Album Review | The Strange Blue Dreams | Simple Machine

Perhaps the most unique band to come out of Glasgow in the past few years, The Strange Blue Dreams are back with their second album ‘Simple Machine’.

It’s been a whopping five years since their self-titled debut album but in their absence the five-piece band have certainly not lost their touch.

Who are The Strange Blue Dreams?

Describing themselves as a band “united by a love of high-fidelity 20th Century pop music that ranges from High School Doo-Wop to Dixieland and Tin Pan Alley”, the band have a wonderfully weird sound.

Debuting in 2016 with the single ‘Reverberatin’ Love’, The Strange Blue Dreams instantly lived up to their name with their strange sound.

It sounds like 50’s noir movies, modern James Bond and street music all at once. So, its safe to say they stuck on the mind and a band like no other.

Their mesh of genres underappreciated in the modern music landscape harks back to an era where experimentalism was the norm.

The album

‘Simple Machine’ is an amazing example of this. Each song is distinct and leans more into one retro style than the other, yet the album still feels cohesive.

From the rock n roll style beats on ‘A Good Day’, leading straight into a singer song-writer style guitar melody on ‘A Space Is Hard To Find’ and then the delightfully jazzy ‘Wine and Circuses’, the band manages to expertly show off a range of musical ability while still keeping a central identity on the project as a whole.

Some of the standout tracks are a real treat.

The title track which opens the album is an excellent identifier for this project. It’s hard to pinpoint an exact genre, doo-wop elements blend with rock n roll so effortlessly. The instrumentation is an illusion of simplicity while actually being incredibly layered. A simple drumbeat is accompanied by a wonderful blending of double bass and mandolin which create a folk song feel.

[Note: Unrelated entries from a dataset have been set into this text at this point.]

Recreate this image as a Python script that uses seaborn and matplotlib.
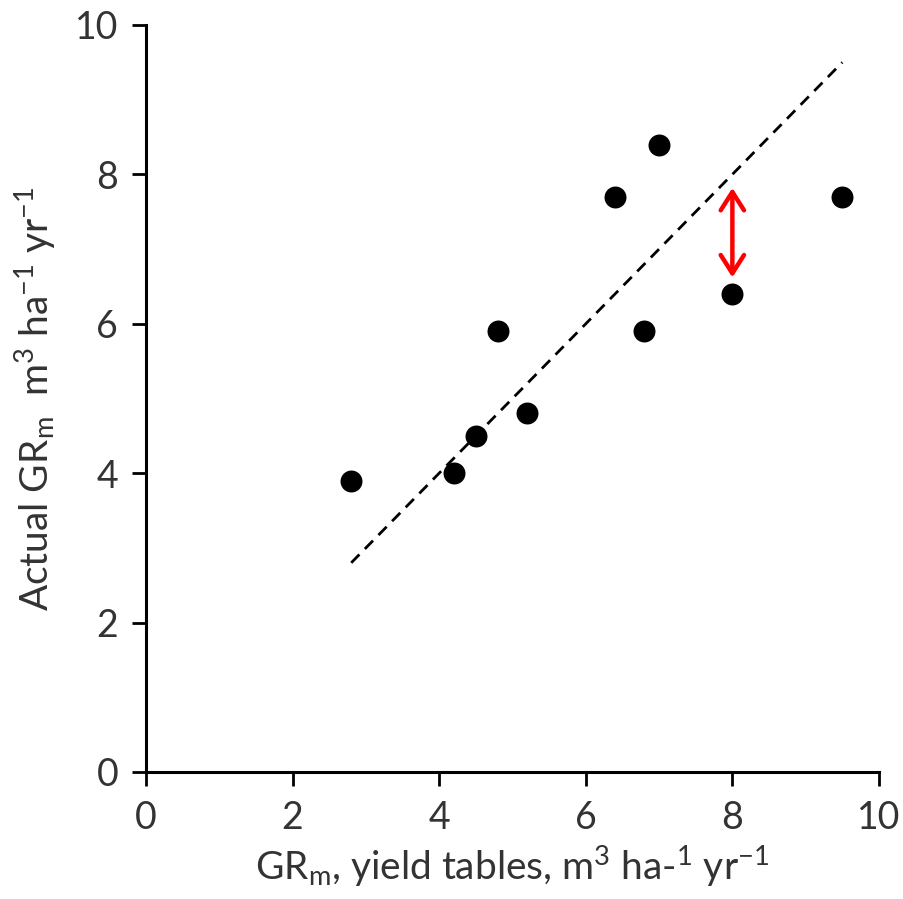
import matplotlib
matplotlib.use("Agg")
import matplotlib.pyplot as plt
import seaborn as sns
import pandas as pd

# Growth rate per stand: yield-table estimate vs. measured
gr_yield_tables = [2.8, 4.2, 4.5, 4.8, 5.2, 6.4, 6.8, 7.0, 8.0, 9.5]
gr_actual = [3.9, 4.0, 4.5, 5.9, 4.8, 7.7, 5.9, 8.4, 6.4, 7.7]

# 1:1 reference line end points
one_to_one = [2.8, 9.5]

# Gap highlighted between one stand and the 1:1 line
gap_x = 8.0
gap_from = 6.62
gap_to = 7.82

ticks = [0, 2, 4, 6, 8, 10]

sns.set_theme(style="white")
plt.rcParams["font.family"] = ["Lato", "DejaVu Sans"]
plt.rcParams["mathtext.default"] = "regular"

df = pd.DataFrame({"yield": gr_yield_tables, "actual": gr_actual})

fig = plt.figure(figsize=(9.04, 8.99), dpi=100)
ax = fig.add_axes([0.1615, 0.1413, 0.8108, 0.8309])

sns.lineplot(x=one_to_one, y=one_to_one, ax=ax, color="black",
             linestyle=(0, (4.2, 2.8)), linewidth=2.0, zorder=2)
sns.scatterplot(data=df, x="yield", y="actual", ax=ax, color="black",
                s=250, edgecolor="black", linewidth=0, zorder=3)

ax.annotate("", xy=(gap_x, gap_to), xytext=(gap_x, gap_from),
            arrowprops=dict(arrowstyle="<->,head_length=1.1,head_width=0.7",
                            color="#ff0000", lw=3.2, shrinkA=0, shrinkB=0),
            zorder=4)

ax.set_xlim(0, 10)
ax.set_ylim(0, 10)
ax.set_xticks(ticks)
ax.set_yticks(ticks)
ax.set_xticklabels([str(t) for t in ticks])
ax.set_yticklabels([str(t) for t in ticks])

for side in ("top", "right"):
    ax.spines[side].set_visible(False)
for side in ("left", "bottom"):
    ax.spines[side].set_color("black")
    ax.spines[side].set_linewidth(2.2)

ax.tick_params(axis="both", direction="out", length=10, width=2.0,
               color="black", labelsize=27, labelcolor="#333333", pad=10,
               bottom=True, left=True)

ax.set_xlabel("GR$_m$, yield tables, m$^3$ ha-$^1$ yr$^{-1}$",
              fontsize=28, color="#333333", labelpad=6)
ax.set_ylabel("Actual GR$_m$  m$^3$ ha$^{-1}$ yr$^{-1}$",
              fontsize=28, color="#333333", labelpad=12)

fig.savefig("out.png", dpi=100, facecolor="white")
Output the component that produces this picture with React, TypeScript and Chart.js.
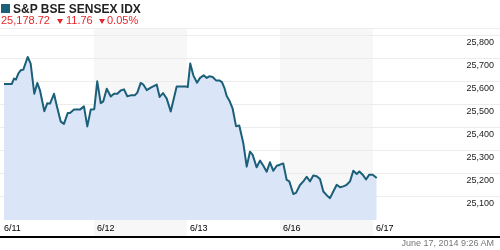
import React, { useEffect, useRef } from "react";
import { Chart, registerables } from "chart.js";

Chart.register(...registerables);

// Day labels (one session per label) and tick positions in "trading days"
const dateLabels = ["6/11", "6/12", "6/13", "6/16", "6/17"];
const dayTicks = [0, 1, 2, 3, 4];
const shadedDays = [1, 3];
const yTickValues = [25100, 25200, 25300, 25400, 25500, 25600, 25700, 25800];

// Intraday samples: time in trading days (session start = integer) and index level
const times = [
  0.032, 0.115, 0.14, 0.161, 0.186, 0.212, 0.24, 0.287, 0.319, 0.358, 0.39, 0.419, 0.466, 0.498,
  0.527, 0.57, 0.599, 0.642, 0.677, 0.717, 0.742, 0.785, 0.849, 0.892, 0.928, 0.965, 1.003,
  1.035, 1.072, 1.1, 1.137, 1.18, 1.215, 1.251, 1.287, 1.323, 1.358, 1.395, 1.438, 1.466, 1.502,
  1.53, 1.567, 1.61, 1.674, 1.706, 1.742, 1.782, 1.825, 1.889, 1.986, 2.008,
  2.035, 2.068, 2.108, 2.14, 2.18, 2.212, 2.24, 2.276, 2.312, 2.347, 2.376, 2.401, 2.427, 2.455,
  2.491, 2.527, 2.562, 2.605, 2.642, 2.677, 2.706, 2.749, 2.785, 2.821, 2.857, 2.892, 2.928,
  2.965, 2.992, 3.005,
  3.035, 3.072, 3.1, 3.143, 3.172, 3.215, 3.251, 3.287, 3.323, 3.358, 3.395, 3.43, 3.466, 3.502,
  3.538, 3.573, 3.61, 3.645, 3.681, 3.717, 3.753, 3.788, 3.825, 3.853, 3.889, 3.925, 3.96, 3.997,
  4.04,
];
const values = [
  25587, 25587, 25611, 25607, 25633, 25647, 25650, 25705, 25676, 25545, 25592, 25560, 25469, 25504,
  25502, 25545, 25494, 25424, 25414, 25461, 25461, 25476, 25476, 25490, 25403, 25476, 25478,
  25599, 25504, 25512, 25567, 25533, 25545, 25545, 25559, 25564, 25534, 25538, 25538, 25550, 25592,
  25585, 25561, 25572, 25585, 25531, 25548, 25524, 25468, 25577, 25577, 25574,
  25677, 25625, 25593, 25614, 25625, 25614, 25621, 25618, 25603, 25603, 25596, 25572, 25535, 25516,
  25480, 25404, 25407, 25331, 25228, 25293, 25279, 25225, 25254, 25232, 25206, 25247, 25210,
  25232, 25235, 25238,
  25242, 25170, 25164, 25109, 25114, 25148, 25164, 25184, 25164, 25189, 25186, 25174, 25120, 25104,
  25091, 25120, 25149, 25138, 25142, 25149, 25164, 25210, 25196, 25207, 25193, 25172, 25193, 25193,
  25178.72,
];

const title = "S&P BSE SENSEX IDX";
const lastPrice = "25,178.72";
const change = "11.76";
const changePct = "0.05%";
const stamp = "June 17, 2014 9:26 AM";

const FONT = "Arial, 'Liberation Sans', sans-serif";
const AXIS_LINE_Y = 236;

const decorPlugin = {
  id: "decor",
  beforeDraw(chart: any) {
    const { ctx, chartArea, scales } = chart;
    const x = scales.x;
    ctx.save();
    ctx.fillStyle = "#f7f7f7";
    shadedDays.forEach((d) => {
      const x0 = x.getPixelForValue(d);
      const x1 = x.getPixelForValue(d + 1);
      ctx.fillRect(x0, chartArea.top, x1 - x0, AXIS_LINE_Y - chartArea.top);
    });
    ctx.fillStyle = "#eeeeee";
    ctx.fillRect(chartArea.left, chartArea.top, chartArea.right - chartArea.left, 1);
    ctx.restore();
  },
  afterDraw(chart: any) {
    const { ctx, width } = chart;
    ctx.save();
    ctx.fillStyle = "#000000";
    ctx.fillRect(0, AXIS_LINE_Y, width, 2);
    ctx.restore();
  },
};

function Tri({ left }: { left: number }) {
  return (
    <div
      style={{
        position: "absolute",
        left,
        top: 19,
        width: 0,
        height: 0,
        borderLeft: "3.5px solid transparent",
        borderRight: "3.5px solid transparent",
        borderTop: "5px solid #e5262b",
      }}
    />
  );
}

export default function App() {
  const ref = useRef<HTMLCanvasElement | null>(null);

  useEffect(() => {
    if (!ref.current) return;
    const chart = new Chart(ref.current, {
      type: "line",
      data: {
        datasets: [
          {
            data: times.map((t, i) => ({ x: t, y: values[i] })),
            borderColor: "#1b5f79",
            borderWidth: 2,
            backgroundColor: "#dae5f8",
            fill: "start",
            pointRadius: 0,
            tension: 0,
            borderJoinStyle: "round",
          },
        ],
      },
      options: {
        animation: false,
        responsive: false,
        devicePixelRatio: 1,
        events: [],
        layout: { padding: { top: 28, bottom: 13, left: 0, right: 0 } },
        plugins: { legend: { display: false }, tooltip: { enabled: false }, title: { display: false } },
        scales: {
          x: {
            type: "linear",
            min: -1 / 93,
            max: 499 / 93,
            grid: { display: false, drawTicks: false },
            border: { display: false },
            afterBuildTicks: (scale: any) => {
              scale.ticks = dayTicks.map((v) => ({ value: v }));
            },
            afterFit: (scale: any) => {
              scale.paddingLeft = 0;
              scale.paddingRight = 0;
            },
            ticks: {
              align: "start",
              labelOffset: 3,
              padding: 3,
              maxRotation: 0,
              autoSkip: false,
              color: "#000000",
              font: { family: FONT, size: 9 },
              callback: (v: any) => dateLabels[v as number] ?? "",
            },
          },
          y: {
            type: "linear",
            position: "right",
            min: 24995,
            max: 25831,
            grid: { color: "#ececec", lineWidth: 1, drawTicks: false },
            border: { display: false },
            afterBuildTicks: (scale: any) => {
              scale.ticks = yTickValues.map((v) => ({ value: v }));
            },
            afterFit: (scale: any) => {
              scale.width = 0;
              scale.paddingTop = 0;
              scale.paddingBottom = 0;
            },
            ticks: {
              mirror: true,
              padding: -6,
              labelOffset: 7,
              color: "#222222",
              font: { family: FONT, size: 9 },
              callback: (v: any) => Number(v).toLocaleString("en-US"),
            },
          },
        },
      },
      plugins: [decorPlugin],
    } as any);
    return () => chart.destroy();
  }, []);

  return (
    <div style={{ position: "absolute", left: 0, top: 0, width: 500, height: 250, background: "#fff", fontFamily: FONT }}>
      <canvas ref={ref} width={500} height={250} style={{ position: "absolute", left: 0, top: 0 }} />
      <div style={{ position: "absolute", left: 1, top: 4, width: 9, height: 9, background: "#1b5f79" }} />
      <div style={{ position: "absolute", left: 13, top: 3, fontSize: 12, lineHeight: "12px", fontWeight: "bold", color: "#222", whiteSpace: "nowrap" }}>
        {title}
      </div>
      <div style={{ position: "absolute", left: 1, top: 15, fontSize: 11, lineHeight: "11px", color: "#e5262b", whiteSpace: "nowrap" }}>
        {lastPrice}
      </div>
      <Tri left={57} />
      <div style={{ position: "absolute", left: 66, top: 15, fontSize: 11, lineHeight: "11px", color: "#e5262b", whiteSpace: "nowrap" }}>
        {change}
      </div>
      <Tri left={99} />
      <div style={{ position: "absolute", left: 107, top: 15, fontSize: 11, lineHeight: "11px", color: "#e5262b", whiteSpace: "nowrap" }}>
        {changePct}
      </div>
      <div style={{ position: "absolute", right: 6, top: 238, fontSize: 9, lineHeight: "11px", color: "#777", whiteSpace: "nowrap" }}>
        {stamp}
      </div>
    </div>
  );
}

‘A Good Day’ is wonderfully upbeat and energetic and is perhaps the most “modern” sounding rock n roll track featured. It features some funky retro vision guitar and rhythmic drums, accompanied by one of singer David Addison’s best vocal performances on the album.

However, the title for best performance has to go to his work on ‘Gold In The Mountain’ in which he displays a very impressive range and a slight country twang. The track seems to take inspiration from country music with the rock n roll twist that is present throughout the album. It is a fun novelty to listen to.

The Strange Blue Dreams really bring rock n roll back in style with their own unique twists. It almost feels like they are reinventing the genre or making it their own entirely.

It’s hard to believe that they weren’t around in the 50’s when this type of music started to go mainstream. They wouldn’t look out of place next to Elvis at all.

If retro is your thing, you should definitely check out ‘Simple Machine’.